America, it appeared, was slowly but surely learning to live with affluence convincing itself that it had earned the right to its new appliances and cars. Each year seemed to take the country further from its old Puritan restraints; each year it was a little easier to sell than in the past.

In this passage, Halberstam situates the rise of advertising, as facilitated through the new medium of television, in the historical trajectory of American culture from the colonial period onward. To his mind, "Puritan restraints" had previously inhibited the development of a culture oriented around consumption. Here, advertising figures as a means of loosening those restraints. Yet this process is represented as a gradual one. Halberstam emphasizes that that "each year" the country became more and more acclimated to selling (and, implicitly, to buying). Yet he does not posit any key historical touch-points in this supposed process. Nor does he indicate what complete "ease" with respect to selling would entail.

The role of television is central in Halberstam's analysis of the fifties. He argues that

One reason that Americans as a people became nostalgic about the fifties more than twenty-five years later was not so much that life was better in the fifties (though in some ways it was), but because at the time it had been portrayed so idyllically on television.

This argument suggests a split between representation and reality. Representations of reality, Halberstam suggests, were as powerful, if not more powerful, than actual memories. As such, what people longed for was in fact the fiction of what had been rather than what was. Yet one must remember that the fifties were also a period in which non-idyllic representations of reality (such as horror films and psychological dramas) also flourished.

With respect to politics, Halberstam notes accurately that

Television changed the relationship of the nation with its politicians.

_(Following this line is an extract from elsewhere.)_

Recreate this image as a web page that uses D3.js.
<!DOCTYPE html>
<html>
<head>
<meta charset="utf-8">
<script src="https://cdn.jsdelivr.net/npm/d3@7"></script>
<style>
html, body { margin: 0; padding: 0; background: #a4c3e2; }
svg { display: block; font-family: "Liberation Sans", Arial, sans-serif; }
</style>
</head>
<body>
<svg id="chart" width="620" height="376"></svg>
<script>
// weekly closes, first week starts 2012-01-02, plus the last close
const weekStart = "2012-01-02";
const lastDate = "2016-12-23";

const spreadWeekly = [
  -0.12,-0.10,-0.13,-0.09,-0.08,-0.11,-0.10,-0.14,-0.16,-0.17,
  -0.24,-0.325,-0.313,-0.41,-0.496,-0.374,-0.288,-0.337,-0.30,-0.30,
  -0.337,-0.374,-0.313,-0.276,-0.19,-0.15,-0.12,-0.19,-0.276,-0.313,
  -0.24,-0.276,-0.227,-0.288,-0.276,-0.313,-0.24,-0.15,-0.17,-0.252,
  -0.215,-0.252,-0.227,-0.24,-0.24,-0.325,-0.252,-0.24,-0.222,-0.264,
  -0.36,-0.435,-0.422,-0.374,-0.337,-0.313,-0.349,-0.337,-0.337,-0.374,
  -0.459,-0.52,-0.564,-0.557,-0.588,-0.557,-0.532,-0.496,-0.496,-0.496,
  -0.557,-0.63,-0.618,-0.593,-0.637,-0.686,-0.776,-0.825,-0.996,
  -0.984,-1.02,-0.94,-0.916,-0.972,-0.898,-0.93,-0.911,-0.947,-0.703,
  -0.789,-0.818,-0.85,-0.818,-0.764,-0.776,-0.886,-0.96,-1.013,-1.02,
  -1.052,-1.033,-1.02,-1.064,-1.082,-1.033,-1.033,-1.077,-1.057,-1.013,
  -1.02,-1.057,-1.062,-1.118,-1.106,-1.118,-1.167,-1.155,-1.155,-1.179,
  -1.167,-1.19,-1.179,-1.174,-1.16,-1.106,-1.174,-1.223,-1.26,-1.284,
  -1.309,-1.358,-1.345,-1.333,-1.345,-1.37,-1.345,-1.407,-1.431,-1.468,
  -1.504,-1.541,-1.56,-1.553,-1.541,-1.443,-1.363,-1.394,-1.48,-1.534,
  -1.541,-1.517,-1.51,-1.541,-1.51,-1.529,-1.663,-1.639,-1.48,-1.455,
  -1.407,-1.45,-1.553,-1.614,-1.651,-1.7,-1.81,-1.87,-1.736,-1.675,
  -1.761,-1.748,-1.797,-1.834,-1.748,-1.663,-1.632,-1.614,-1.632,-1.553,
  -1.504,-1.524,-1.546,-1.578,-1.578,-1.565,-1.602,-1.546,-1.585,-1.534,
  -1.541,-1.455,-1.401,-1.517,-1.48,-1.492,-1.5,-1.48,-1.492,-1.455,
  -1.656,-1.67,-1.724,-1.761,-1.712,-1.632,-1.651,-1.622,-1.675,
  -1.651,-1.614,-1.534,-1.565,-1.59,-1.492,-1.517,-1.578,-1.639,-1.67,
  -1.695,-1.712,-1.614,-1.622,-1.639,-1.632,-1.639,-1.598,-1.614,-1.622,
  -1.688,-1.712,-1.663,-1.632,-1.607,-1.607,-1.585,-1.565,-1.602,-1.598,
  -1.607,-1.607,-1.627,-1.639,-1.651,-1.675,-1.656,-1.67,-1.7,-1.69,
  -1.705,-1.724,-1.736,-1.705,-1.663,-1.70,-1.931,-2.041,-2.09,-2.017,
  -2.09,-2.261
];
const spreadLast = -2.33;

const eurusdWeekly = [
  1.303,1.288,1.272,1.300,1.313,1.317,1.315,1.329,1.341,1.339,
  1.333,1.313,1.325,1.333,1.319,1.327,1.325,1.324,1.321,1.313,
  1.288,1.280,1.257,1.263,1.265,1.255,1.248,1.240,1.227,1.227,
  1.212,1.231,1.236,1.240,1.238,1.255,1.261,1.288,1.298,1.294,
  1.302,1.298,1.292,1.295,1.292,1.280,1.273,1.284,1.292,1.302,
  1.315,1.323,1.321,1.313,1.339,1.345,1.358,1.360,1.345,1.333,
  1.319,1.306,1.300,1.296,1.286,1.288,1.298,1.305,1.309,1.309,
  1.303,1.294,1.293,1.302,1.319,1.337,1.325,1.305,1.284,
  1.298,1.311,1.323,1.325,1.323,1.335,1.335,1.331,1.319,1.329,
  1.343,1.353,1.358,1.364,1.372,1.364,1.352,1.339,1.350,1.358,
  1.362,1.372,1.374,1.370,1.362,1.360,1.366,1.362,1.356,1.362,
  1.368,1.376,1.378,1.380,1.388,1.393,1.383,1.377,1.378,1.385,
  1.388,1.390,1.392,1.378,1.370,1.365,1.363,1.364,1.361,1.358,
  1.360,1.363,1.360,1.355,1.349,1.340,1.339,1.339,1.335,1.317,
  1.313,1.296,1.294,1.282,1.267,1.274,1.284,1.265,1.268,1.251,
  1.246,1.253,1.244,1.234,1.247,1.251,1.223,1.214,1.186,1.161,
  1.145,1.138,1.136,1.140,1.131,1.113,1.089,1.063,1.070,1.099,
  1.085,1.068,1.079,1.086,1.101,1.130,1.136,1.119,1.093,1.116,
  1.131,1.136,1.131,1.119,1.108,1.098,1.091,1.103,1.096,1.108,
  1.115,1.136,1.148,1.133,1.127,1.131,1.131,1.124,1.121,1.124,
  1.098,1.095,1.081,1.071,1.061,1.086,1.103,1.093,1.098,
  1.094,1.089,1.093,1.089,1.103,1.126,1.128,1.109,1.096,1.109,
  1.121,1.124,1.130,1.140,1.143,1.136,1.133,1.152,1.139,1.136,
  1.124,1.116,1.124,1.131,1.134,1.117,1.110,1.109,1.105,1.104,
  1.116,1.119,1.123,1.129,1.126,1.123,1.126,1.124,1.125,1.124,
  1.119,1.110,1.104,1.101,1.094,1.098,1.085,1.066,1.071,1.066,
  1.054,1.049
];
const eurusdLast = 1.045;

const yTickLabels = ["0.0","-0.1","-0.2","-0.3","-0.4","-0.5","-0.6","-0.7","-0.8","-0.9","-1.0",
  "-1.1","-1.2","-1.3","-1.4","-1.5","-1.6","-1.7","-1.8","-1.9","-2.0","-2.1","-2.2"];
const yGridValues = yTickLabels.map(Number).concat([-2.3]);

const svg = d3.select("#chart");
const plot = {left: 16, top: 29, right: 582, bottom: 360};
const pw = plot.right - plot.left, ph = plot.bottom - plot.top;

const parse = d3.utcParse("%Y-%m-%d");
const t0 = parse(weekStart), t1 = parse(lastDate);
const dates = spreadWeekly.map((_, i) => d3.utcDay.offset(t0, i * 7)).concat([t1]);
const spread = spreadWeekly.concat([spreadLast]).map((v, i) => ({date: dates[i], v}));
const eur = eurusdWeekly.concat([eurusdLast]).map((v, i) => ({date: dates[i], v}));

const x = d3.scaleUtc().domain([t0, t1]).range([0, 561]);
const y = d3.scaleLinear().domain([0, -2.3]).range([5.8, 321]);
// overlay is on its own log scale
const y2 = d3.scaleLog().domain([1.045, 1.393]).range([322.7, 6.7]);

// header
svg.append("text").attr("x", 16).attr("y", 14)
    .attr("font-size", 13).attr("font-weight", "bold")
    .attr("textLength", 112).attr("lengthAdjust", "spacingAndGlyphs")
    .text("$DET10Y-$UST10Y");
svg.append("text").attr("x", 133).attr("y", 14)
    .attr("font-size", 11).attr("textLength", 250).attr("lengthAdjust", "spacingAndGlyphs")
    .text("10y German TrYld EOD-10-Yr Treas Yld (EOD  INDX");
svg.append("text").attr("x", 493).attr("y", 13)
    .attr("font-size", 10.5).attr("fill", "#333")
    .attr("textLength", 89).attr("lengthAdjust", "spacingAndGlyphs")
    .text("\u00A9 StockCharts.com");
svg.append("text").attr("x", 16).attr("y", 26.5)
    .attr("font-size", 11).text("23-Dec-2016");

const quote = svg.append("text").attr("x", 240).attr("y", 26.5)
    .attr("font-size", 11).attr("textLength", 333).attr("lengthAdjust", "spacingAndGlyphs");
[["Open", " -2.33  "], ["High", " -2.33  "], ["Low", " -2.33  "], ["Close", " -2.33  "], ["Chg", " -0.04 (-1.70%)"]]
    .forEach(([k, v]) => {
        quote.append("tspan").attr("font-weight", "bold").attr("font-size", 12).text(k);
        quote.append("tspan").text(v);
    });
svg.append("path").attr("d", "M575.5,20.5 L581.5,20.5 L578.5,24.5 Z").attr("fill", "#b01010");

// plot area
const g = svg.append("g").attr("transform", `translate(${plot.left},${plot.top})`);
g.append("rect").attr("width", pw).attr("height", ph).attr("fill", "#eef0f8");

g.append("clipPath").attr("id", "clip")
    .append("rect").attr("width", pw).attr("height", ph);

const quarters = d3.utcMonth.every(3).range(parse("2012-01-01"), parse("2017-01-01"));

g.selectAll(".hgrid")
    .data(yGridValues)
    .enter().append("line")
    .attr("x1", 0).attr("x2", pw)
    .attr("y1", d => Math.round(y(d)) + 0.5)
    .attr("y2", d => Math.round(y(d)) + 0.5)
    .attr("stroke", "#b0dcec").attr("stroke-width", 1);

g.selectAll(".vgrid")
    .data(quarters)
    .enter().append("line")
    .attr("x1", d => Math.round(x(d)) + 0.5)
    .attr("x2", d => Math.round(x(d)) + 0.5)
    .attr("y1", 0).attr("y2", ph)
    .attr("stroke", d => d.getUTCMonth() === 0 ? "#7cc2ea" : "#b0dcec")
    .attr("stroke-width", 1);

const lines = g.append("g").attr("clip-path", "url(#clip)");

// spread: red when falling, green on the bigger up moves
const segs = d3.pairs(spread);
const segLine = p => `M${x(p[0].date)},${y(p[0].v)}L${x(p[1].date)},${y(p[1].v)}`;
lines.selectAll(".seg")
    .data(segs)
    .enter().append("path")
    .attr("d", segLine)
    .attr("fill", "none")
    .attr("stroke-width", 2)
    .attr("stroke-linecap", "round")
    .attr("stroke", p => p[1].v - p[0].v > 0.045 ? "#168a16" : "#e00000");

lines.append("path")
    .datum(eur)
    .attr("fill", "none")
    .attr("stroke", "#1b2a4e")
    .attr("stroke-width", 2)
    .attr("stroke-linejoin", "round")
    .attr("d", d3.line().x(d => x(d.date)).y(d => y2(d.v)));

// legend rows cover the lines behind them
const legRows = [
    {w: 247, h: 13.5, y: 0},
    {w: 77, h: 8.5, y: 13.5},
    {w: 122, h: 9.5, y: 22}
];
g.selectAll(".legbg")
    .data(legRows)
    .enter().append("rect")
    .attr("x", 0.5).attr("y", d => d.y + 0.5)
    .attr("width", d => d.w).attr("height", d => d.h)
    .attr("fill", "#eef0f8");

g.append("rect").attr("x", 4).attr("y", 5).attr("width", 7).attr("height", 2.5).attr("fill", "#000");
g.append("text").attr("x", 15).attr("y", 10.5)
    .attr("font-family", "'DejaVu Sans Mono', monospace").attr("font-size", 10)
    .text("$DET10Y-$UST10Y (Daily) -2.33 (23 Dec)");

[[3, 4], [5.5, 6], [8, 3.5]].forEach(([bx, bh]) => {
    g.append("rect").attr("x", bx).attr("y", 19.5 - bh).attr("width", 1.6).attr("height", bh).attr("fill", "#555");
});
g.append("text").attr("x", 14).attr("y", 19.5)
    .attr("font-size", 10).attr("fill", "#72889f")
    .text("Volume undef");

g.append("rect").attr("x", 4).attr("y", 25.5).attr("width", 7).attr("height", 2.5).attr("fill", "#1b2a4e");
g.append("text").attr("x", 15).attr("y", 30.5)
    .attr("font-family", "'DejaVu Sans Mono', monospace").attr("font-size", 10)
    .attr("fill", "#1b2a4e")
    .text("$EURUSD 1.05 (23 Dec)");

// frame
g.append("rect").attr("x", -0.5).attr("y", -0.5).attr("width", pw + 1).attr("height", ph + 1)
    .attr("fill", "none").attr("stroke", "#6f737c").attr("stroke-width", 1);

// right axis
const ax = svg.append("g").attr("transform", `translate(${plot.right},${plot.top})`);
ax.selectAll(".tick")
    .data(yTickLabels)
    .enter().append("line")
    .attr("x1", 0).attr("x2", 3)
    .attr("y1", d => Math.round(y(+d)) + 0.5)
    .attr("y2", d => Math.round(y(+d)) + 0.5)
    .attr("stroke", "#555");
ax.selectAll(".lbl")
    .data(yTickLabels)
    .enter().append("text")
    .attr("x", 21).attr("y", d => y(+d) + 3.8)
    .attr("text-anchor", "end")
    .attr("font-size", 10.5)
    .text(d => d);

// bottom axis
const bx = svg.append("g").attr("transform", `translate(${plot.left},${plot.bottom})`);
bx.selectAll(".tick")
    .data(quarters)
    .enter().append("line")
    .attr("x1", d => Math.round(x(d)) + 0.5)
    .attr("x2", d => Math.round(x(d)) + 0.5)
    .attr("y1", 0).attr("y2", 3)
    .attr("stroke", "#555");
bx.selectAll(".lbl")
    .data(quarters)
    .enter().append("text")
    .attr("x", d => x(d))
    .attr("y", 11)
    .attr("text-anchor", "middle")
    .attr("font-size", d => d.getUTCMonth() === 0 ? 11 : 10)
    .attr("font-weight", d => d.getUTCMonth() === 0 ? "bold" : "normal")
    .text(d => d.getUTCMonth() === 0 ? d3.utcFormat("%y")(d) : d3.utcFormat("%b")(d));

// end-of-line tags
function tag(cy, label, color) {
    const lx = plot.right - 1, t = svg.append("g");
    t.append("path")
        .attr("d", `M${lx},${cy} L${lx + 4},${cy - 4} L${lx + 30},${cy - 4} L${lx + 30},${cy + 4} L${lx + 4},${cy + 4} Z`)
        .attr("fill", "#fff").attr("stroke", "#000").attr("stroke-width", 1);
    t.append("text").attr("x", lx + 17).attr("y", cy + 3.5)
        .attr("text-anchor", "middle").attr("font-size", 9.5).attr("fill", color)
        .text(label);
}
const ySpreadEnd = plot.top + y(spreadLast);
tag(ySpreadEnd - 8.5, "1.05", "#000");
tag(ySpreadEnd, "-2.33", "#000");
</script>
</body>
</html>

Whereas radio had given the public access to politicians' voices, television created a false sense of intimacy with politicians by giving the public access to their appearances, mannerisms, and family relationships. Here, as with the buying and selling of goods, a split between representation and reality took hold, with the effect that people's impressions of politicians became as powerful, if not more powerful, than the words and deeds of elected leaders. Since America is a representative constitutional republic, the rise of visual representations of politicians directly affected the political dynamics of the country. People changed their ideas about who the people were representing their interests based in part on images circulated by television.